Your task is to repeat all of the data exactly while excluding the pictures.

Available data:
• • • • • • •

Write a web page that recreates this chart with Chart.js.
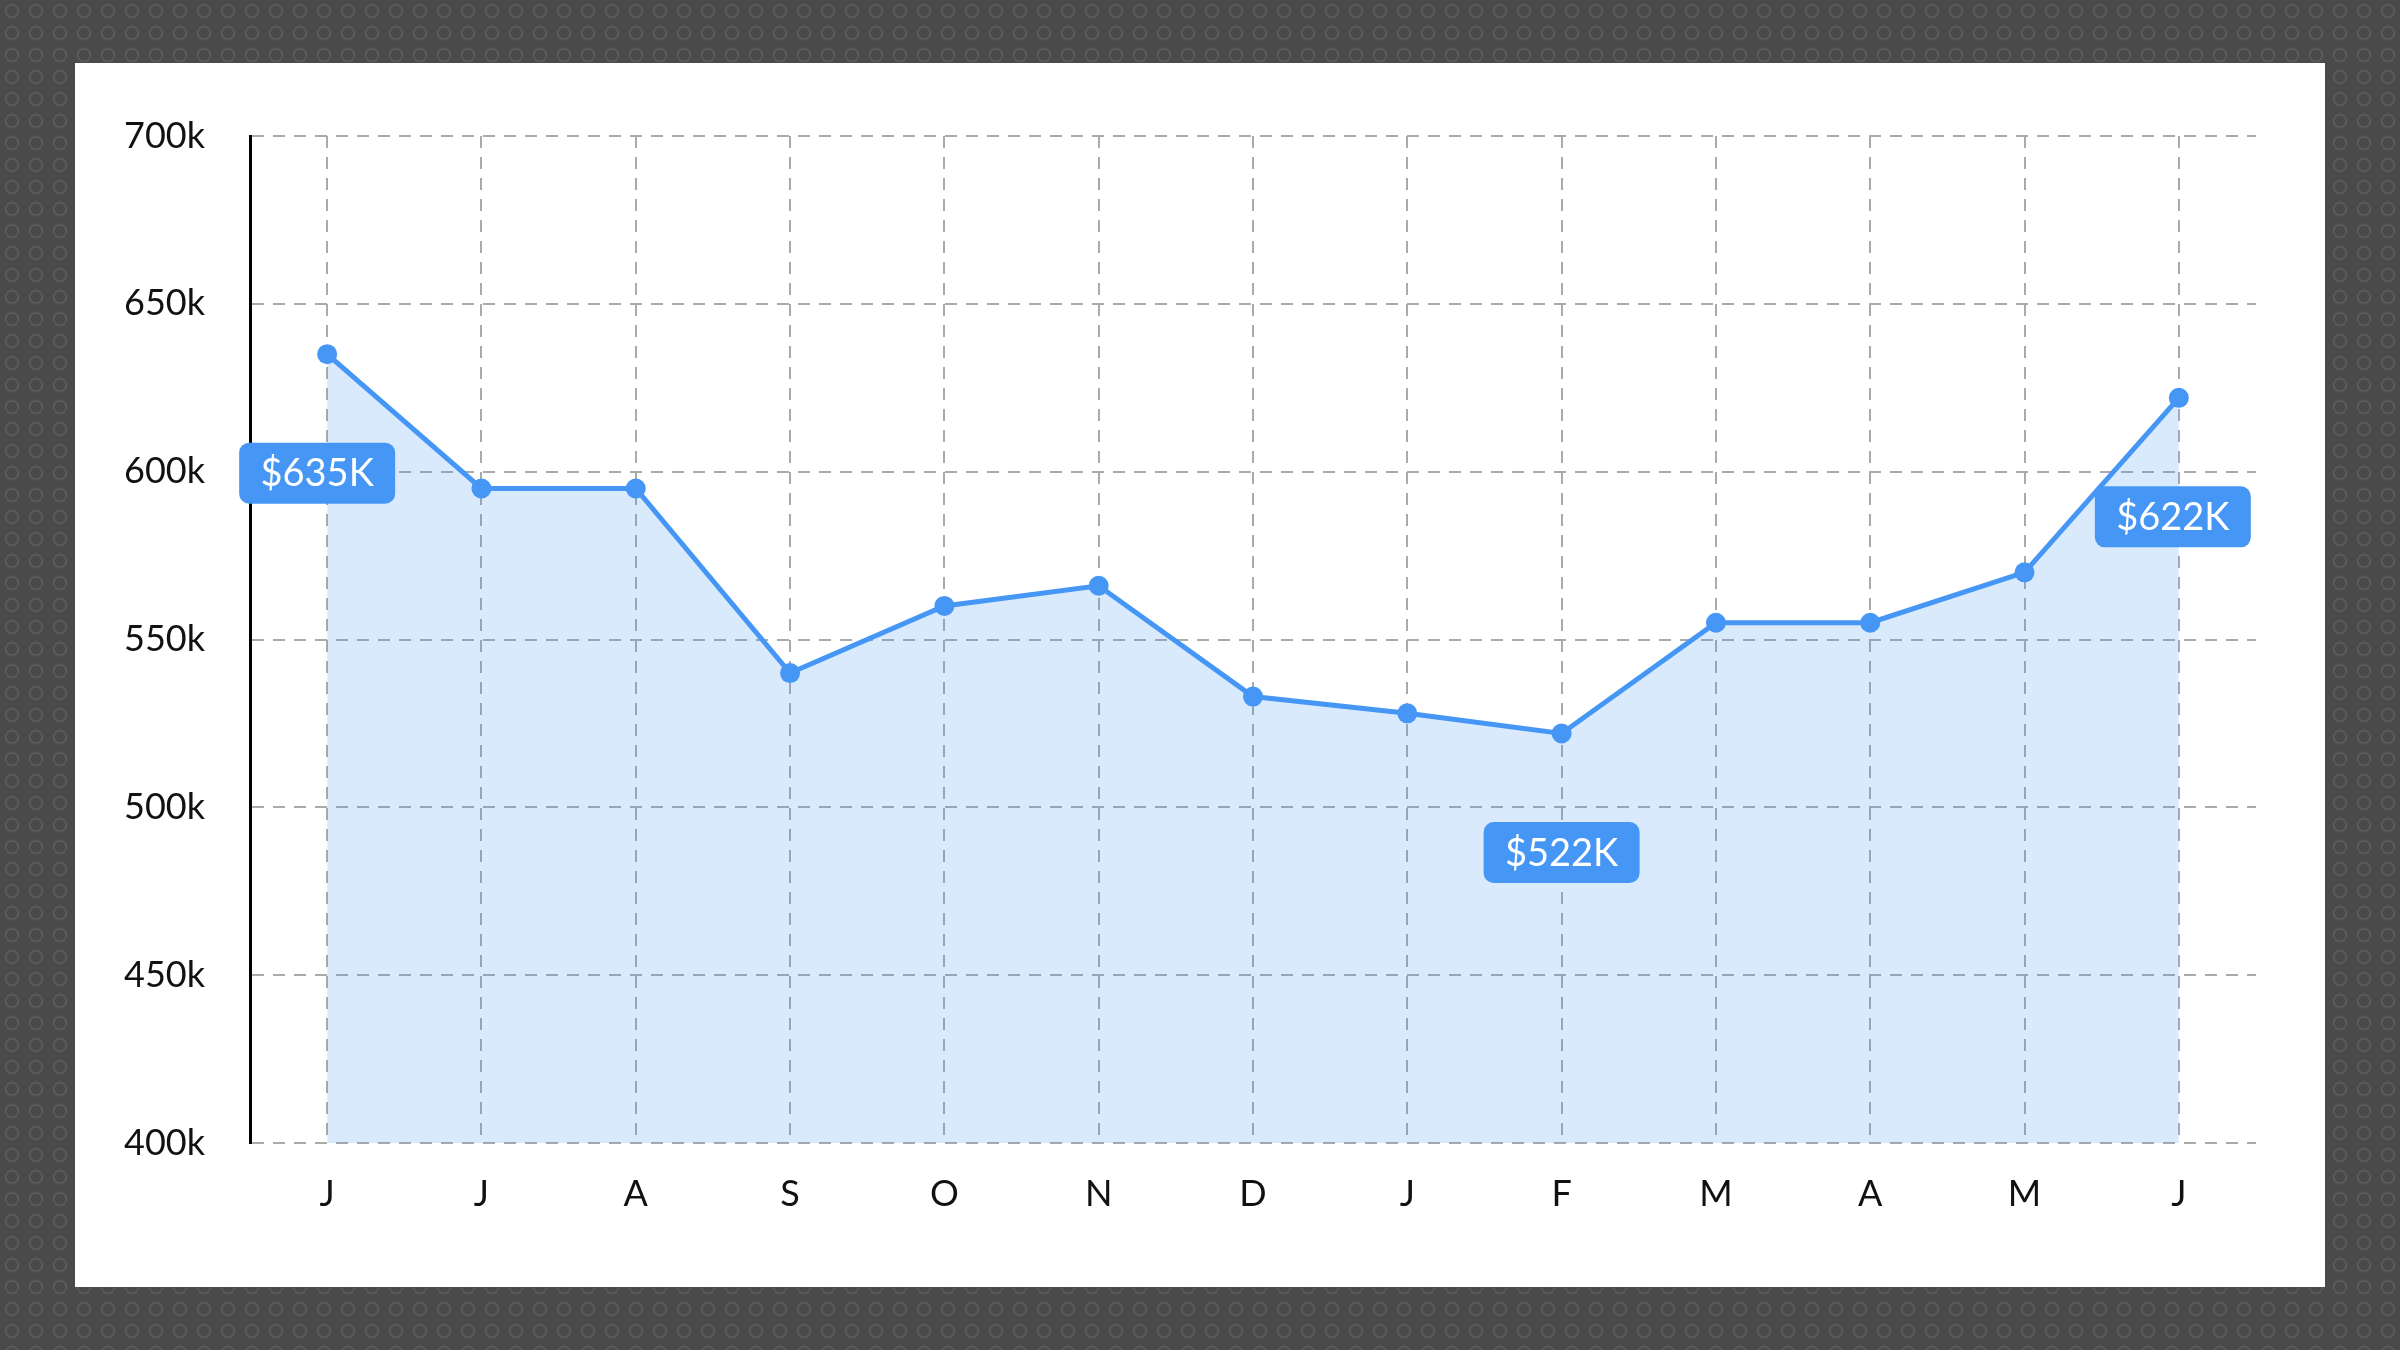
<!DOCTYPE html>
<html><head><meta charset="utf-8">
<script src="https://cdn.jsdelivr.net/npm/chart.js@4"></script>
<style>
html,body{margin:0;padding:0;width:2400px;height:1350px;overflow:hidden;
background-color:#4a4a4a;
background-image:radial-gradient(circle at 50% 50%, transparent 5px, rgba(120,120,120,0.45) 6px, transparent 8px);
background-size:24px 22px;}
#card{position:absolute;left:75px;top:63px;width:2250px;height:1224px;background:#fff;}
#c{position:absolute;left:0;top:0;}
</style></head>
<body><div id="card"></div><canvas id="c" width="2400" height="1350"></canvas>
<script>
const months = ['J','J','A','S','O','N','D','J','F','M','A','M','J'];
const revenue = [635,595,595,540,560,566,533,528,522,555,555,570,622];
const callouts = [{i:0,text:'$635K',dx:-10},{i:8,text:'$522K',dx:0},{i:12,text:'$622K',dx:-6}];

const calloutPlugin = {
  id:'callouts',
  afterDatasetsDraw(chart){
    const ctx = chart.ctx; const meta = chart.getDatasetMeta(0);
    ctx.save();
    ctx.font = '38px Lato';
    callouts.forEach(c=>{
      const p = meta.data[c.i];
      const cx = p.x + c.dx, cy = p.y + 119;
      const w = 156, h = 61;
      ctx.fillStyle = '#4697f5';
      ctx.beginPath(); ctx.roundRect(cx-w/2, cy-h/2, w, h, 10); ctx.fill();
      ctx.fillStyle = '#fff'; ctx.textAlign='center'; ctx.textBaseline='middle';
      ctx.fillText(c.text, cx, cy+1);
    });
    ctx.restore();
  }
};

new Chart(document.getElementById('c'), {
  type:'line',
  data:{labels:months, datasets:[{
    data:revenue, borderColor:'#4697f5', borderWidth:5,
    backgroundColor:'rgba(70,151,245,0.2)', fill:'start',
    pointRadius:10, pointBackgroundColor:'#4697f5', pointBorderWidth:0,
    tension:0
  }]},
  options:{
    responsive:false, animation:false, devicePixelRatio:1,
    layout:{padding:{left:0,top:136,right:144,bottom:107}},
    plugins:{legend:{display:false},tooltip:{enabled:false}},
    scales:{
      x:{offset:true,
        grid:{offset:false,color:'#aaaaaa',lineWidth:2,drawTicks:false},
        border:{display:false,dash:[12,9]},
        ticks:{color:'#111',font:{family:'Lato',size:36},padding:30},
        afterFit(s){s.height=100;}
      },
      y:{min:400,max:700,
        grid:{color:'#aaaaaa',lineWidth:2,drawTicks:false},
        border:{display:true,color:'#000',width:3,dash:[12,9]},
        ticks:{stepSize:50,color:'#111',font:{family:'Lato',size:36},padding:45,
          callback:v=>v+'k'},
        afterFit(s){s.width=250;}
      }
    }
  },
  plugins:[calloutPlugin]
});
</script></body></html>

• • • • • • •

Solved problem:
Write a web page that recreates this chart with Chart.js.
<!DOCTYPE html>
<html><head><meta charset="utf-8">
<script src="https://cdn.jsdelivr.net/npm/chart.js@4"></script>
<style>
html,body{margin:0;padding:0;width:2400px;height:1350px;overflow:hidden;
background-color:#4a4a4a;
background-image:radial-gradient(circle at 50% 50%, transparent 5px, rgba(120,120,120,0.45) 6px, transparent 8px);
background-size:24px 22px;}
#card{position:absolute;left:75px;top:63px;width:2250px;height:1224px;background:#fff;}
#c{position:absolute;left:0;top:0;}
</style></head>
<body><div id="card"></div><canvas id="c" width="2400" height="1350"></canvas>
<script>
const months = ['J','J','A','S','O','N','D','J','F','M','A','M','J'];
const revenue = [635,595,595,540,560,566,533,528,522,555,555,570,622];
const callouts = [{i:0,text:'$635K',dx:-10},{i:8,text:'$522K',dx:0},{i:12,text:'$622K',dx:-6}];

const calloutPlugin = {
  id:'callouts',
  afterDatasetsDraw(chart){
    const ctx = chart.ctx; const meta = chart.getDatasetMeta(0);
    ctx.save();
    ctx.font = '38px Lato';
    callouts.forEach(c=>{
      const p = meta.data[c.i];
      const cx = p.x + c.dx, cy = p.y + 119;
      const w = 156, h = 61;
      ctx.fillStyle = '#4697f5';
      ctx.beginPath(); ctx.roundRect(cx-w/2, cy-h/2, w, h, 10); ctx.fill();
      ctx.fillStyle = '#fff'; ctx.textAlign='center'; ctx.textBaseline='middle';
      ctx.fillText(c.text, cx, cy+1);
    });
    ctx.restore();
  }
};

new Chart(document.getElementById('c'), {
  type:'line',
  data:{labels:months, datasets:[{
    data:revenue, borderColor:'#4697f5', borderWidth:5,
    backgroundColor:'rgba(70,151,245,0.2)', fill:'start',
    pointRadius:10, pointBackgroundColor:'#4697f5', pointBorderWidth:0,
    tension:0
  }]},
  options:{
    responsive:false, animation:false, devicePixelRatio:1,
    layout:{padding:{left:0,top:136,right:144,bottom:107}},
    plugins:{legend:{display:false},tooltip:{enabled:false}},
    scales:{
      x:{offset:true,
        grid:{offset:false,color:'#aaaaaa',lineWidth:2,drawTicks:false},
        border:{display:false,dash:[12,9]},
        ticks:{color:'#111',font:{family:'Lato',size:36},padding:30},
        afterFit(s){s.height=100;}
      },
      y:{min:400,max:700,
        grid:{color:'#aaaaaa',lineWidth:2,drawTicks:false},
        border:{display:true,color:'#000',width:3,dash:[12,9]},
        ticks:{stepSize:50,color:'#111',font:{family:'Lato',size:36},padding:45,
          callback:v=>v+'k'},
        afterFit(s){s.width=250;}
      }
    }
  },
  plugins:[calloutPlugin]
});
</script></body></html>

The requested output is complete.